» THE TASK
Leaving out the pictures, retype all the material exactly.

» INFORMATION PROVIDED
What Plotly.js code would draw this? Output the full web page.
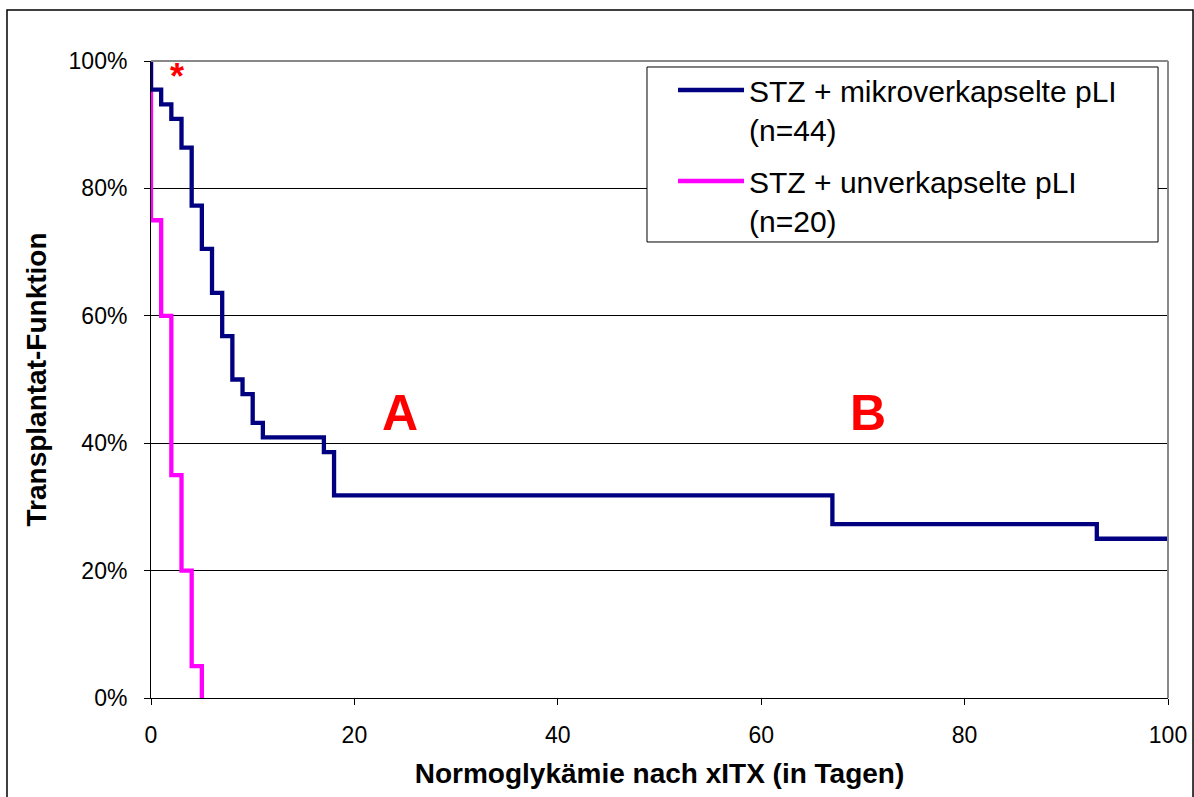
<!DOCTYPE html>
<html>
<head>
<meta charset="utf-8">
<script src="https://cdn.plot.ly/plotly-3.0.1.min.js"></script>
<style>
  html, body { margin: 0; padding: 0; background: #ffffff; }
  #chart { width: 1194px; height: 797px; }
</style>
</head>
<body>
<div id="chart"></div>
<script>
// ---- data ----
const seriesNames = ["STZ + mikroverkapselte pLI<br>(n=44)", "STZ + unverkapselte pLI<br>(n=20)"];
const mikroDays = [0, 0, 1, 2, 3, 4, 5, 6, 7, 8, 9, 10, 11, 17, 18, 67, 93, 100];
const mikroFunction = [100, 95.5, 93.2, 90.9, 86.4, 77.3, 70.5, 63.6, 56.8, 50.0, 47.7, 43.2, 40.9, 38.6, 31.8, 27.3, 25.0, 25.0];
const unverDays = [0, 0, 1, 2, 3, 4, 5];
const unverFunction = [100, 75, 60, 35, 20, 5, 0];
const xTickVals = [0, 20, 40, 60, 80, 100];
const yTickVals = [0, 20, 40, 60, 80, 100];
const yTickText = ["0%", "20%", "40%", "60%", "80%", "100%"];
const marks = [
  { text: "A", x: 24.5, y: 44.7 },
  { text: "B", x: 70.5, y: 44.7 }
];
const starMark = { text: "*", x: 2.6, y: 97.5 };

const FONT = "Liberation Sans, Arial, sans-serif";

const traces = [
  {
    x: unverDays, y: unverFunction, type: "scatter", mode: "lines",
    name: seriesNames[1], legendrank: 2, legendgroup: "g2",
    line: { color: "#FF00FF", width: 4.3, shape: "hv" }
  },
  {
    x: mikroDays, y: mikroFunction, type: "scatter", mode: "lines",
    name: seriesNames[0], legendrank: 1, legendgroup: "g1",
    line: { color: "#000080", width: 4.3, shape: "hv" }
  }
];

const annotations = marks.map(m => ({
  x: m.x, y: m.y, xref: "x", yref: "y", text: m.text, showarrow: false,
  font: { family: FONT, size: 50, color: "#FF0000", weight: "bold" },
  xanchor: "center", yanchor: "middle"
}));
annotations.push({
  x: starMark.x, y: starMark.y, xref: "x", yref: "y", text: starMark.text, showarrow: false,
  font: { family: FONT, size: 36, color: "#FF0000", weight: "bold" },
  xanchor: "center", yanchor: "middle"
});

const layout = {
  width: 1194, height: 797,
  margin: { l: 151, r: 26, t: 61, b: 99 },
  paper_bgcolor: "#ffffff", plot_bgcolor: "#ffffff",
  font: { family: FONT, color: "#000000" },
  showlegend: true,
  legend: {
    x: 0.5133, y: 0.9953, xanchor: "left", yanchor: "top",
    bgcolor: "rgba(0,0,0,0)", borderwidth: 0,
    font: { family: FONT, size: 30, color: "#000000" },
    valign: "top", itemwidth: 66, tracegroupgap: 10
  },
  xaxis: {
    range: [0, 100], tickvals: xTickVals, ticks: "outside", ticklen: 6, tickcolor: "#000",
    showline: true, linecolor: "#000", linewidth: 1, showgrid: false, zeroline: false,
    tickfont: { family: FONT, size: 23, color: "#000" }, ticklabelstandoff: 10,
    title: { text: "Normoglykämie nach xITX (in Tagen)", font: { family: FONT, size: 28, weight: "bold", color: "#000" }, standoff: 16 },
    fixedrange: true
  },
  yaxis: {
    range: [0, 100], tickvals: yTickVals, ticktext: yTickText, ticks: "outside", ticklen: 6, tickcolor: "#000",
    showline: true, linecolor: "#000", linewidth: 1, showgrid: true, gridcolor: "#000000", gridwidth: 1, zeroline: false,
    tickfont: { family: FONT, size: 23, color: "#000" }, ticklabelstandoff: 12,
    title: { text: "Transplantat-Funktion", font: { family: FONT, size: 28, weight: "bold", color: "#000" }, standoff: 13 },
    fixedrange: true
  },
  annotations: annotations,
  shapes: [
    { type: "line", xref: "paper", yref: "paper", x0: 0, x1: 1, y0: 1, y1: 1, line: { color: "#888888", width: 2 } },
    { type: "line", xref: "paper", yref: "paper", x0: 1, x1: 1, y0: 0, y1: 1, line: { color: "#888888", width: 2 } },
    { type: "rect", xref: "paper", yref: "paper", x0: 0.4877, x1: 0.9902, y0: 0.7159, y1: 0.9906,
      fillcolor: "#ffffff", line: { color: "#000000", width: 1 }, layer: "above" },
    { type: "rect", xref: "paper", yref: "paper", x0: -0.1416, x1: 1.0246, y0: -0.17, y1: 1.0801, line: { color: "#000000", width: 1.5 }, layer: "below" }
  ]
};

Plotly.newPlot("chart", traces, layout, { displayModeBar: false, staticPlot: true });
</script>
</body>
</html>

» THE SOLUTION
What Plotly.js code would draw this? Output the full web page.
<!DOCTYPE html>
<html>
<head>
<meta charset="utf-8">
<script src="https://cdn.plot.ly/plotly-3.0.1.min.js"></script>
<style>
  html, body { margin: 0; padding: 0; background: #ffffff; }
  #chart { width: 1194px; height: 797px; }
</style>
</head>
<body>
<div id="chart"></div>
<script>
// ---- data ----
const seriesNames = ["STZ + mikroverkapselte pLI<br>(n=44)", "STZ + unverkapselte pLI<br>(n=20)"];
const mikroDays = [0, 0, 1, 2, 3, 4, 5, 6, 7, 8, 9, 10, 11, 17, 18, 67, 93, 100];
const mikroFunction = [100, 95.5, 93.2, 90.9, 86.4, 77.3, 70.5, 63.6, 56.8, 50.0, 47.7, 43.2, 40.9, 38.6, 31.8, 27.3, 25.0, 25.0];
const unverDays = [0, 0, 1, 2, 3, 4, 5];
const unverFunction = [100, 75, 60, 35, 20, 5, 0];
const xTickVals = [0, 20, 40, 60, 80, 100];
const yTickVals = [0, 20, 40, 60, 80, 100];
const yTickText = ["0%", "20%", "40%", "60%", "80%", "100%"];
const marks = [
  { text: "A", x: 24.5, y: 44.7 },
  { text: "B", x: 70.5, y: 44.7 }
];
const starMark = { text: "*", x: 2.6, y: 97.5 };

const FONT = "Liberation Sans, Arial, sans-serif";

const traces = [
  {
    x: unverDays, y: unverFunction, type: "scatter", mode: "lines",
    name: seriesNames[1], legendrank: 2, legendgroup: "g2",
    line: { color: "#FF00FF", width: 4.3, shape: "hv" }
  },
  {
    x: mikroDays, y: mikroFunction, type: "scatter", mode: "lines",
    name: seriesNames[0], legendrank: 1, legendgroup: "g1",
    line: { color: "#000080", width: 4.3, shape: "hv" }
  }
];

const annotations = marks.map(m => ({
  x: m.x, y: m.y, xref: "x", yref: "y", text: m.text, showarrow: false,
  font: { family: FONT, size: 50, color: "#FF0000", weight: "bold" },
  xanchor: "center", yanchor: "middle"
}));
annotations.push({
  x: starMark.x, y: starMark.y, xref: "x", yref: "y", text: starMark.text, showarrow: false,
  font: { family: FONT, size: 36, color: "#FF0000", weight: "bold" },
  xanchor: "center", yanchor: "middle"
});

const layout = {
  width: 1194, height: 797,
  margin: { l: 151, r: 26, t: 61, b: 99 },
  paper_bgcolor: "#ffffff", plot_bgcolor: "#ffffff",
  font: { family: FONT, color: "#000000" },
  showlegend: true,
  legend: {
    x: 0.5133, y: 0.9953, xanchor: "left", yanchor: "top",
    bgcolor: "rgba(0,0,0,0)", borderwidth: 0,
    font: { family: FONT, size: 30, color: "#000000" },
    valign: "top", itemwidth: 66, tracegroupgap: 10
  },
  xaxis: {
    range: [0, 100], tickvals: xTickVals, ticks: "outside", ticklen: 6, tickcolor: "#000",
    showline: true, linecolor: "#000", linewidth: 1, showgrid: false, zeroline: false,
    tickfont: { family: FONT, size: 23, color: "#000" }, ticklabelstandoff: 10,
    title: { text: "Normoglykämie nach xITX (in Tagen)", font: { family: FONT, size: 28, weight: "bold", color: "#000" }, standoff: 16 },
    fixedrange: true
  },
  yaxis: {
    range: [0, 100], tickvals: yTickVals, ticktext: yTickText, ticks: "outside", ticklen: 6, tickcolor: "#000",
    showline: true, linecolor: "#000", linewidth: 1, showgrid: true, gridcolor: "#000000", gridwidth: 1, zeroline: false,
    tickfont: { family: FONT, size: 23, color: "#000" }, ticklabelstandoff: 12,
    title: { text: "Transplantat-Funktion", font: { family: FONT, size: 28, weight: "bold", color: "#000" }, standoff: 13 },
    fixedrange: true
  },
  annotations: annotations,
  shapes: [
    { type: "line", xref: "paper", yref: "paper", x0: 0, x1: 1, y0: 1, y1: 1, line: { color: "#888888", width: 2 } },
    { type: "line", xref: "paper", yref: "paper", x0: 1, x1: 1, y0: 0, y1: 1, line: { color: "#888888", width: 2 } },
    { type: "rect", xref: "paper", yref: "paper", x0: 0.4877, x1: 0.9902, y0: 0.7159, y1: 0.9906,
      fillcolor: "#ffffff", line: { color: "#000000", width: 1 }, layer: "above" },
    { type: "rect", xref: "paper", yref: "paper", x0: -0.1416, x1: 1.0246, y0: -0.17, y1: 1.0801, line: { color: "#000000", width: 1.5 }, layer: "below" }
  ]
};

Plotly.newPlot("chart", traces, layout, { displayModeBar: false, staticPlot: true });
</script>
</body>
</html>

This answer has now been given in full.